Disney, on the other hand, needs a minimum of $500 million worldwide each to feel comfortable on most of their movies… 6 or 7 out of what may be 9, 10 or 11. It’s not impossible, Disney had 7 movies over $500 million worldwide in 2019. Guardians 3 and Indiana Jones 5 are pretty much mortal locks. After that, not as clear. 2 more Marvel titles, the Little Mermaid live film, 2 animated films (god knows if they actually get theatricals). Then Haunted Mansion, A Haunting in Venice, and True Love, none of which are expected to hit those big numbers.
Only 6 American films grossed over $500 million worldwide this year.
It looks like the entire worldwide box office will be under $20 million, with international representing around $11 billion. International was over $30 billion in 2019.
So domestic will be off by about 1/3… international will be off by 2/3rds.
For most domestic distributors, this is not their concern… because their business is domestic distribution. A different conversation.

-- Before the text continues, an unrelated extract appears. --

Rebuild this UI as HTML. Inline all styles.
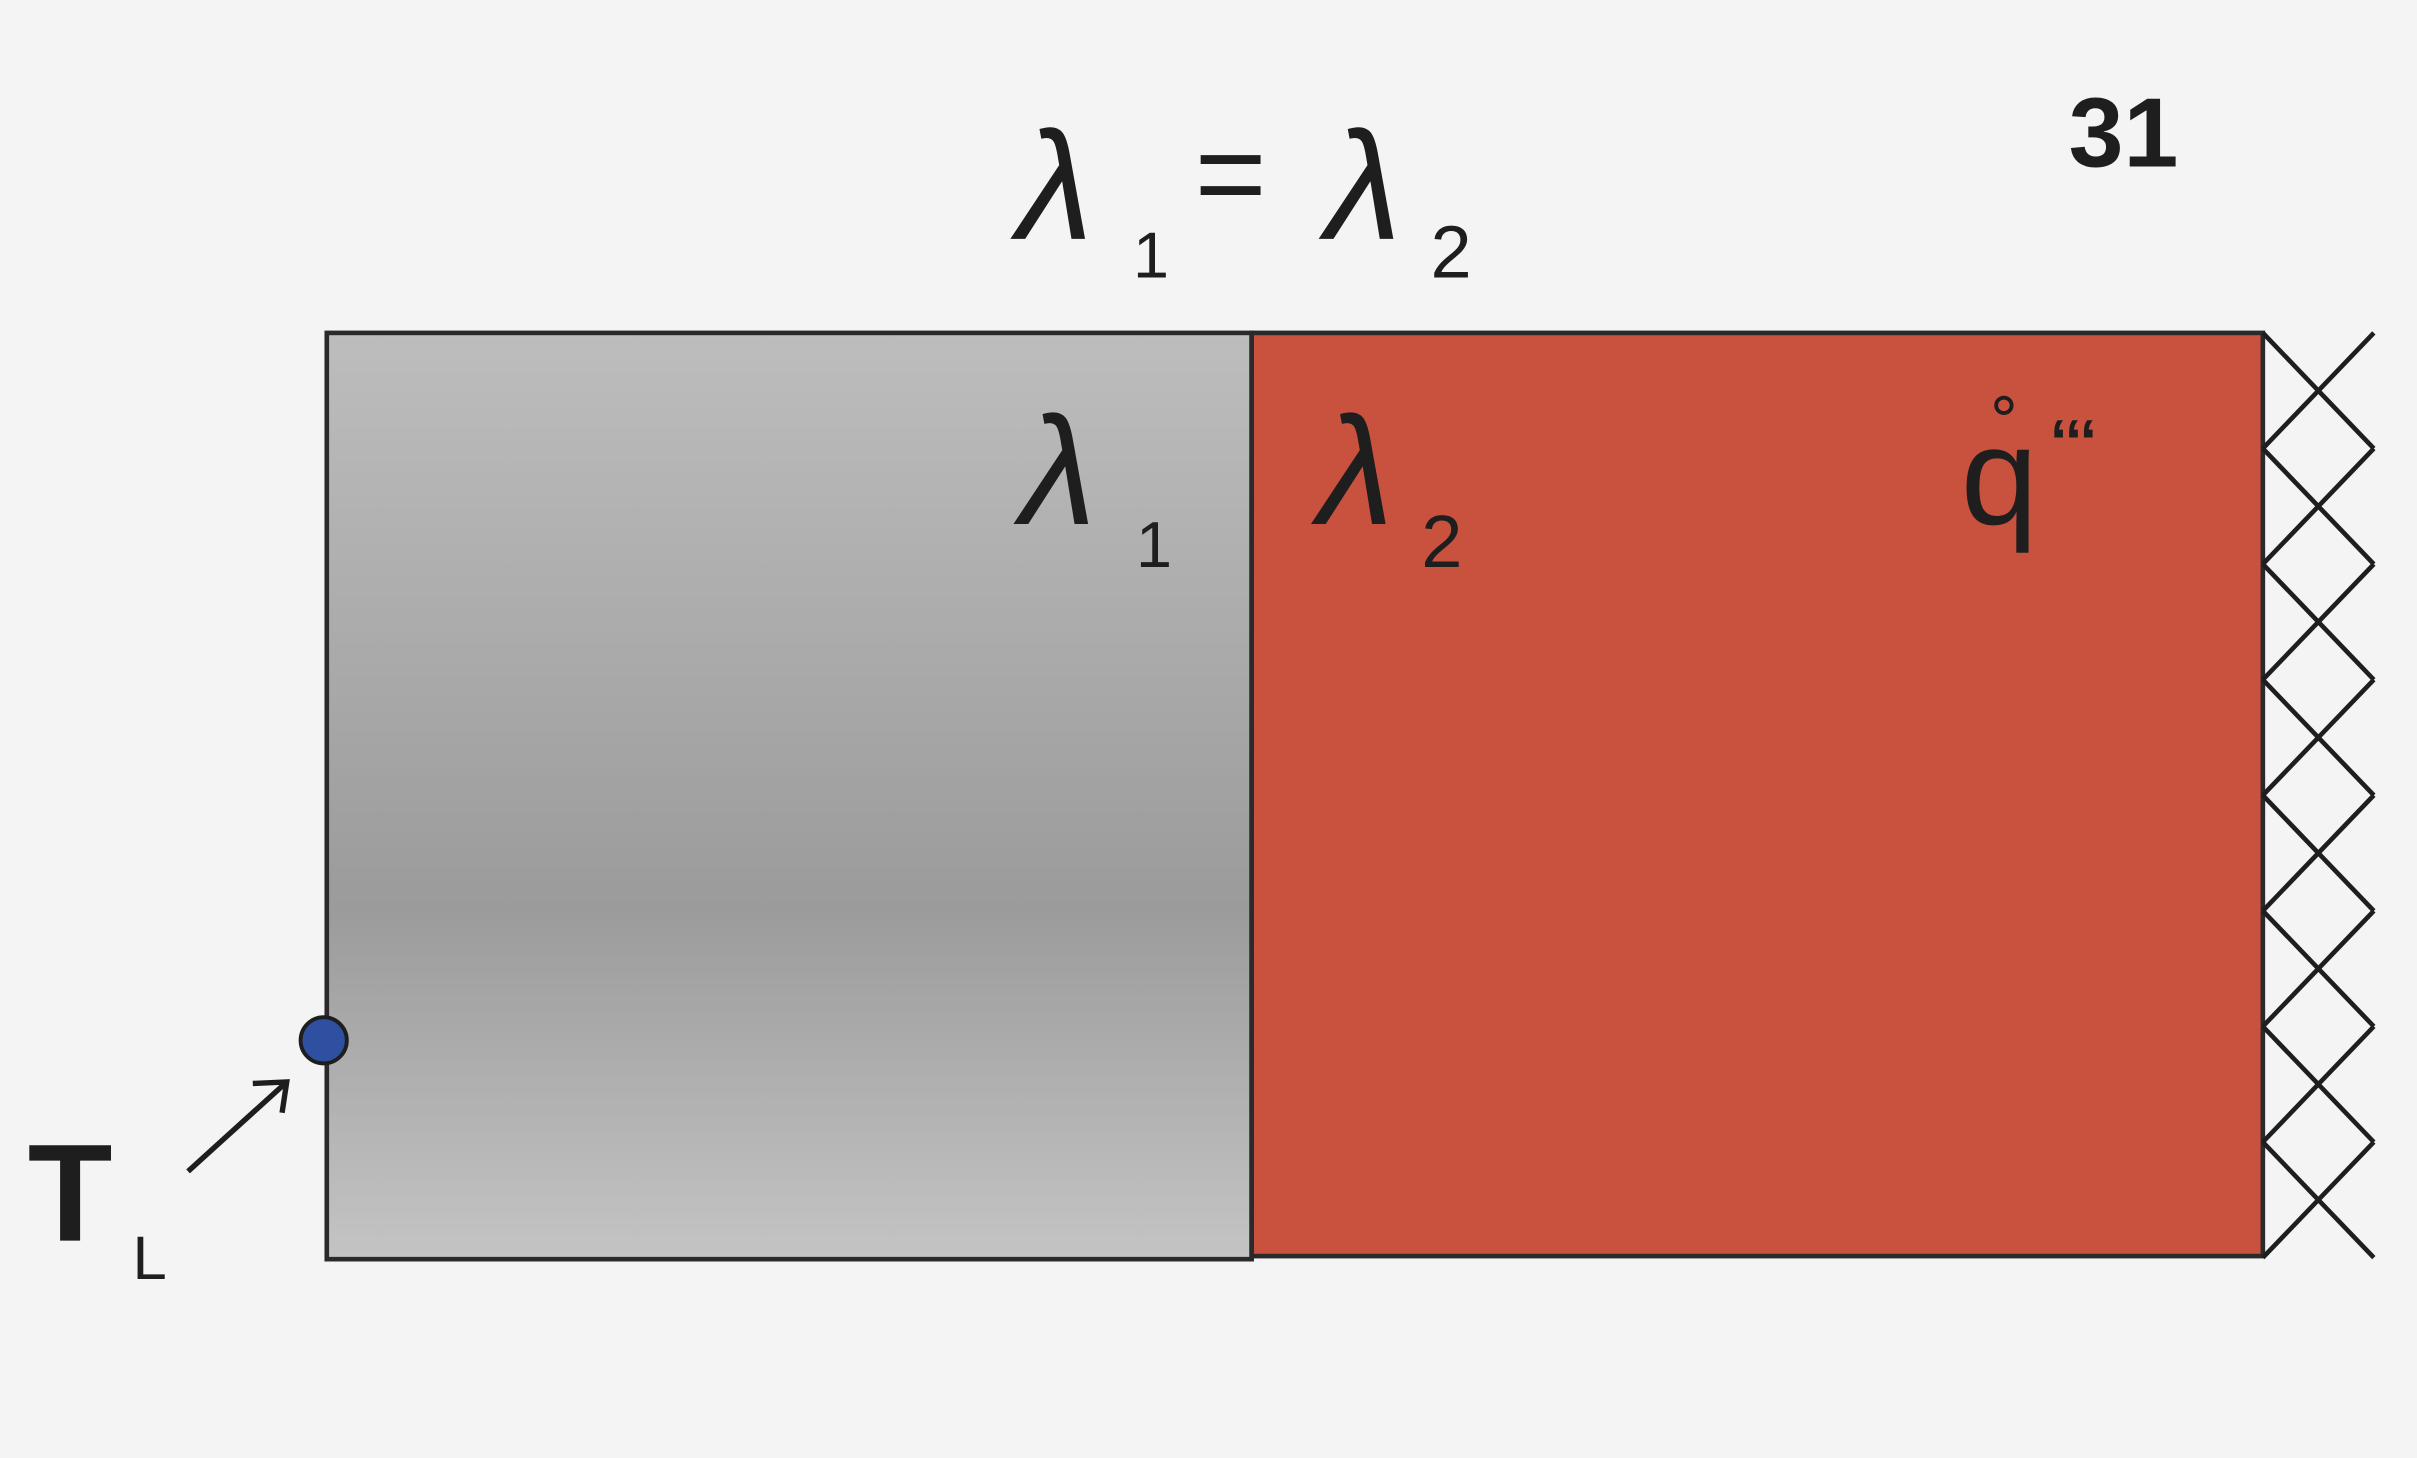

But for the big ones… this is The Serious Story, beyond the immediate future of domestic theatrical.
It may even explain Disney’s bad position on releasing non-IP films.
It doesn’t explain why “comedies are dead,” because most American comedies never traveled overseas well anyway. (But when they have… they made a feckin’ fortune.)
The irony, of course, is that the streaming world is heavily reliant on international to grow big enough to make profits. And that is, in my view, the primary reason why subscription sales have stalled. (And if you believe that Netflix fixed this last quarter and are back on a big growth path by selling 4 million subs in Asia, I have a bridge for sale.)
Entertainment is a worldwide business. You can survive on domestic only in a smaller company. But the big ones know that America is the easiest sell… the rest gets harder and harder, the wider and wider you go.